We didn't think PSU would lose, until we entered the Superdome and found a sea of red. (It's no wonder PSU couldn't score at the end -- they were going against 20,000 fans in the end zone.) Anyway, we had beautiful weather the whole trip until after the game, we came out of the Superdome and it was a monsoon. It rained so hard even the next day that we couldn't pack up our tent to put in the Winnebago, so we waited another day before starting home.
As I was driving the Winnebago at about 1 a.m. near Cullman, Ala., it broke down and we had to spend the night on the highway. Wouldn't you know, it was the first time it snowed there in like 10 years. As we were waiting at the garage for repairs, a reporter came because he heard the football team was broke down in town. It was only us students, so he interviewed us anyway, and we told him how Alabama deserved to be ranked No. 1 over USC. Later he mailed a half-page article with a picture to us. I still have it to this day. When I got back to PSU, I was two days late, had missed one midterm and was too sick to study for the other three coming up. I went from being so high to so low.
-- Jeff Staul, Mercer, Pa.
As a 22-year-old one year removed from the University of Michigan, I went with my friends to the Rose Bowl after the 1997 season. They were all still students, taking a fifth year that had nothing to do with eligibility and everything to do with too much drinking. But that was enough to get them all tickets through the school -- and I didn't have one. After a frantic search leading up to the trip, I arrived in Pasadena still feeling like Charlie Bucket.

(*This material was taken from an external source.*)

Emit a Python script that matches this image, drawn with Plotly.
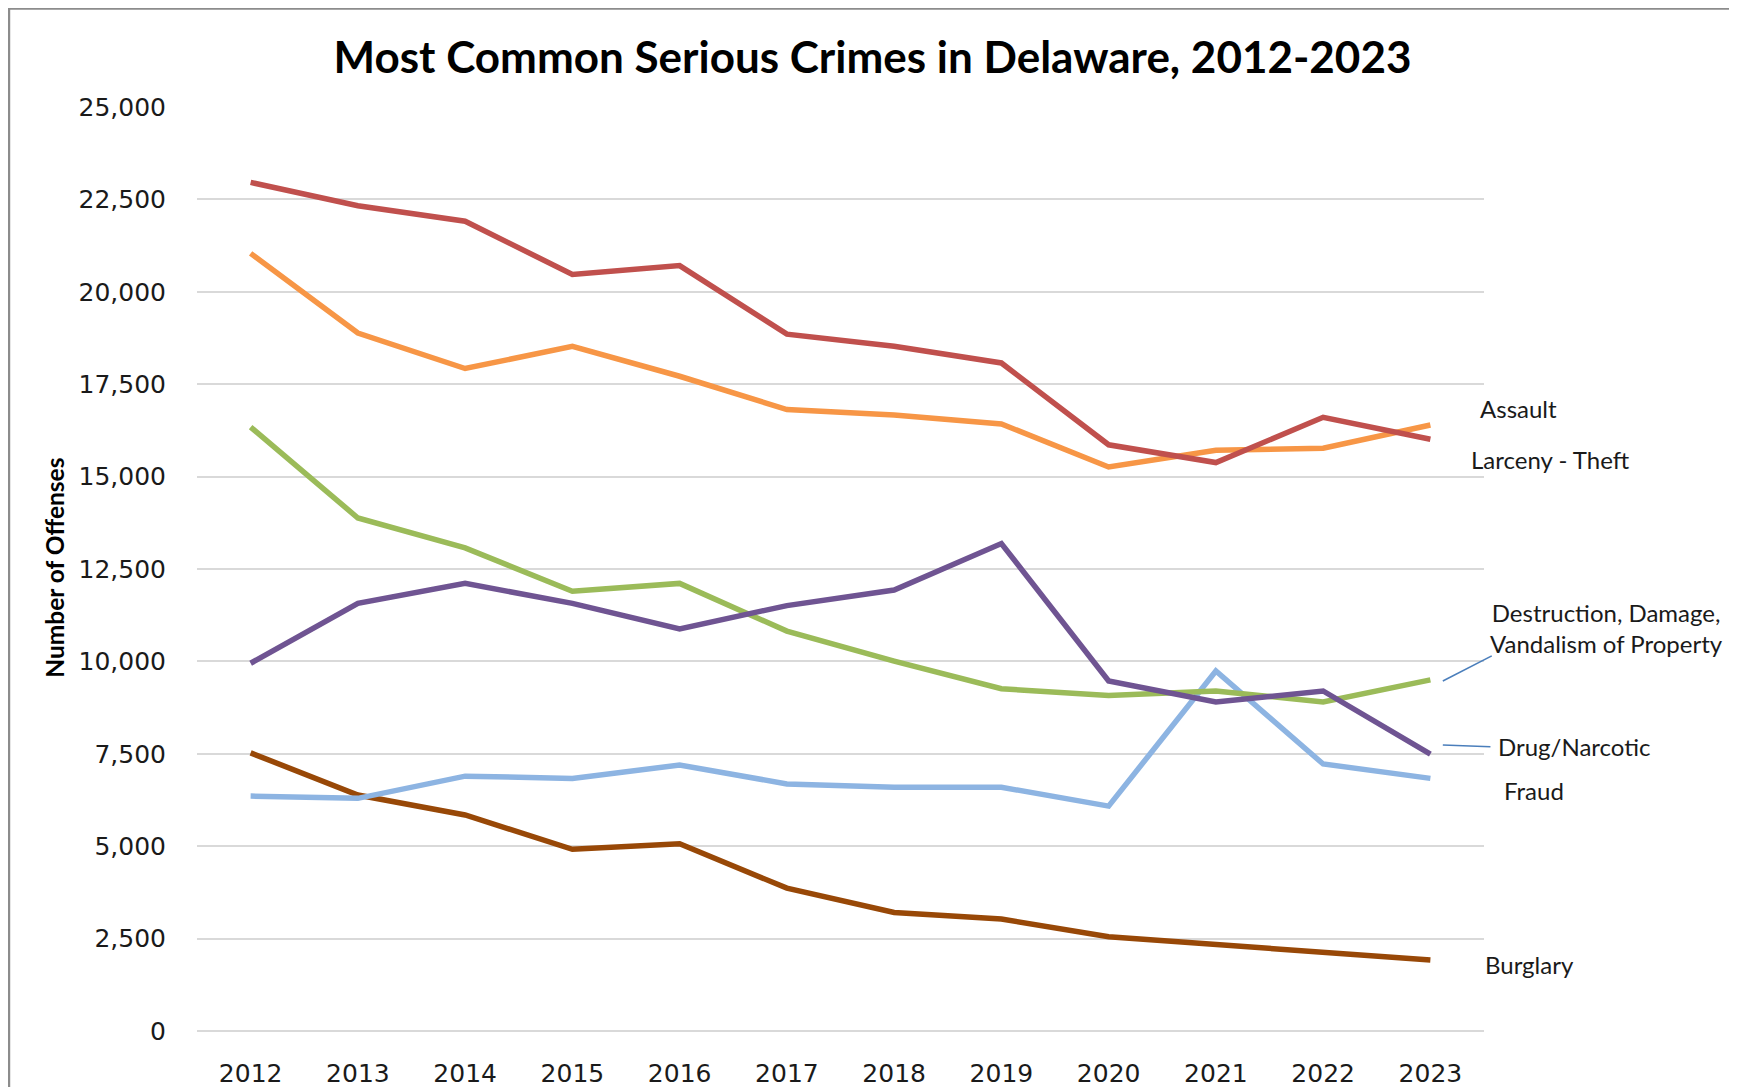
import plotly.graph_objects as go

years = ["2012", "2013", "2014", "2015", "2016", "2017", "2018", "2019", "2020", "2021", "2022", "2023"]

assault = [22960, 22330, 21910, 20470, 20710, 18855, 18525, 18075, 15860, 15380, 16605, 16010]
larceny = [21040, 18885, 17925, 18525, 17715, 16815, 16665, 16425, 15260, 15710, 15770, 16395]
destruction = [16340, 13880, 13070, 11900, 12110, 10820, 10010, 9260, 9080, 9200, 8900, 9500]
drug = [9950, 11570, 12110, 11570, 10880, 11510, 11930, 13190, 9470, 8900, 9200, 7490]
fraud = [6355, 6295, 6895, 6835, 7195, 6685, 6595, 6595, 6085, 9740, 7225, 6835]
burglary = [7525, 6385, 5845, 4915, 5065, 3865, 3205, 3030, 2550, 2340, 2100, 1920]

series = [
    ("Burglary", burglary, "#984807"),
    ("Fraud", fraud, "#8DB4E2"),
    ("Destruction, Damage, Vandalism of Property", destruction, "#9BBB59"),
    ("Drug/Narcotic", drug, "#6F5492"),
    ("Larceny - Theft", larceny, "#F79646"),
    ("Assault", assault, "#C0504D"),
]

y_ticks = [0, 2500, 5000, 7500, 10000, 12500, 15000, 17500, 20000, 22500, 25000]

fig = go.Figure()
for name, vals, color in series:
    fig.add_trace(go.Scatter(
        x=years, y=vals, mode="lines", name=name,
        line=dict(color=color, width=5.5), showlegend=False,
    ))

label_font = dict(family="Lato, Open Sans, sans-serif", size=24, color="#1a1a1a")

annotations = [
    dict(text="Assault", x=0.9950, y=16840, xanchor="left"),
    dict(text="Larceny - Theft", x=0.9880, y=15457, xanchor="left"),
    dict(text="Destruction, Damage,<br>Vandalism of Property", x=1.0948, y=10896, xanchor="center"),
    dict(text="Drug/Narcotic", x=1.0090, y=7688, xanchor="left"),
    dict(text="Fraud", x=1.0136, y=6497, xanchor="left"),
    dict(text="Burglary", x=0.9995, y=1787, xanchor="left"),
]
for a in annotations:
    fig.add_annotation(
        text=a["text"], x=a["x"], y=a["y"], xref="paper", yref="y",
        xanchor=a["xanchor"], yanchor="middle", showarrow=False,
        font=label_font, align="center",
    )

fig.add_annotation(
    text="<b>Number of Offenses</b>", x=-0.1103, y=0.5014, xref="paper", yref="paper",
    textangle=-90, showarrow=False, xanchor="center", yanchor="middle",
    font=dict(family="Lato, Open Sans, sans-serif", size=24.5, color="#000000"),
)

# leader lines
fig.add_shape(type="line", xref="paper", yref="y", x0=0.968, y0=9470, x1=1.006, y1=10150,
              line=dict(color="#4A7EBB", width=1.5))
fig.add_shape(type="line", xref="paper", yref="y", x0=0.968, y0=7740, x1=1.005, y1=7690,
              line=dict(color="#4A7EBB", width=1.5))

# outer chart border
fig.add_shape(type="rect", xref="paper", yref="paper", x0=-0.1461, x1=1.195, y0=-0.2, y1=1.1067,
              line=dict(color="#8C8C8C", width=2.5), fillcolor="rgba(0,0,0,0)", layer="below")

fig.update_layout(
    width=1729, height=1079,
    margin=dict(l=189, r=253, t=99, b=56, autoexpand=False),
    paper_bgcolor="white", plot_bgcolor="white",
    title=dict(
        text="<b>Most Common Serious Crimes in Delaware, 2012-2023</b>",
        x=0.5, xanchor="center", y=0.954, yanchor="middle",
        font=dict(family="Lato, Open Sans, sans-serif", size=44, color="#000000"),
    ),
    xaxis=dict(
        type="category", range=[-0.5, 11.5], showgrid=False, showline=False,
        zeroline=False, ticks="", ticklabelstandoff=25, automargin=False,
        tickfont=dict(family="DejaVu Sans", size=25, color="#1a1a1a"),
    ),
    yaxis=dict(
        range=[0, 25000], tickvals=y_ticks, tickformat=",d", automargin=False,
        showgrid=True, gridcolor="#D9D9D9", gridwidth=2,
        zeroline=True, zerolinecolor="#D9D9D9", zerolinewidth=2,
        showline=False, ticks="", ticklabelstandoff=30,
        tickfont=dict(family="DejaVu Sans", size=25, color="#1a1a1a"),
    ),
)

fig.write_html("out.html")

I questioned just about every person I saw in town for the next 24 hours to no avail. Finally, about a half-hour before kickoff, I found someone selling tickets, and I talked the guy down quite a bit in price.
At last my search had paid off. I was completely geeked! That is, until another fan pointed out that my ticket was fake (as were both of his -- all three tickets were for the same seat). I only had 20 bucks left, so I knew I would just have to go for it (the ticket was an obvious fake when compared to a real one). I picked out the laziest security check man, and went to his gate. There were about 30 people trying to sit in my "assigned" seat, so I spent most of the first quarter bouncing around the WSU section, telling my sob story to the Cougar fans. I finally found an open one, and Michigan prevailed, securing a national championship. And the fake ticket turned out to be a pretty darn unique souvenir.
-- Andrew, Chicago
After the 1975 Rose Bowl, my buddies and I returned to the car to go home. We parked on a side street that fed into a major road that took us over the hill into Glendale. The cars on the main road would not let the side street traffic turn left. I had taken a straw hat and whistle to the game.
So, I grabbed a flashlight from my friend's car and ran down to the intersection. I proceeded to direct traffic with my whistle and flashlight. I soon stopped the traffic from the main road, and let the side street traffic turn left. When my friend's car arrived, he stopped, opened the back door, and I hopped in! I can only imagine what the people in the cars along the main road thought when they saw me get in my friend's car and drive away!
-- Curtis Reeves, Fresno, Calif.
Luke Winn is the college football producer for SI.com. The Beat appears each Wednesday on the site during the season, but sorry, this is the last one.